If elected, he “will call for the impeachment of the president and his administration for crimes against humanity,” Kamilewicz said.
“The business of war is supported by your taxes,” he continued, noting that half of the federal budget – $500 billion annually – goes toward military concerns, including pension obligations to retired officers.
Kamilewicz’ Web site features a counter showing the escalating cost of the war – $334 billion, with $901 million of that Maine’s share.
The U.S. is the world’s leading exporter of weapons, he told the veterans, and its embargo against Iraq after the 1991 Gulf War resulted in an estimated 1 million civilian deaths.
Kamilewicz also charges that the U.S. is building permanent military bases in Iraq.
“It appears this was in the planning from the very start. Can we be a country that will be everybody else’s military on a pre-emptive basis?”
If elected, Kamilewicz would work for an immediate and total troop withdrawal from Iraq, a key component of his candidacy.

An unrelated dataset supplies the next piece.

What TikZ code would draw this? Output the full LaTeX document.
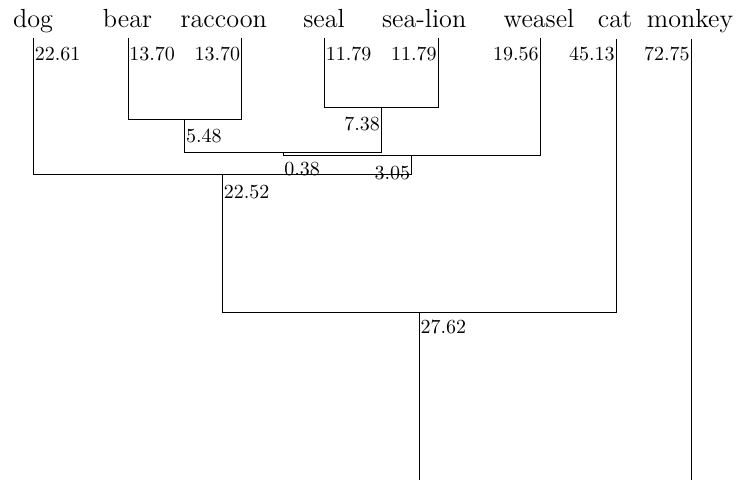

Allen favors a drawdown in 2007, while Republican candidate Darlene Curley argues for a two-year process of removing troops, with key benchmarks.
When he’s not campaigning, Kamilewicz works out of a Portland office where he manages some 800 commercial real estate properties throughout the Northeast. Before that he owned and operated his own real estate firm.
The Northeastern University graduate also previously taught English at Oxford Hills High School and was an educational administrator in the Oxford Hills School district.
Beyond the war, Kamilewicz advocates a progressive agenda of issues. In a conversation in his Portland office, the candidate transitions from the war to the budget, criticizing the Bush administration’s tax cuts for the wealthy and deficit spending.
“The middle class is the engine that drives this country,” he said, but it is in decline. Some 97 percent of the Bush tax cuts went to just 4 percent of the population, he said, those earning $200,000 or more a year.
Kamilewicz continues to attack the Bush administration’s foreign and domestic initiatives, arguing that the country is on the wrong course.
He advocates a single-payer health insurance plan, wants to see more affordable education available to middle class families, and wants to see energy and environmental policies developed that are mutually sustainable.
“There are lots of things we can do, but we don’t have a bloody plan,” he said.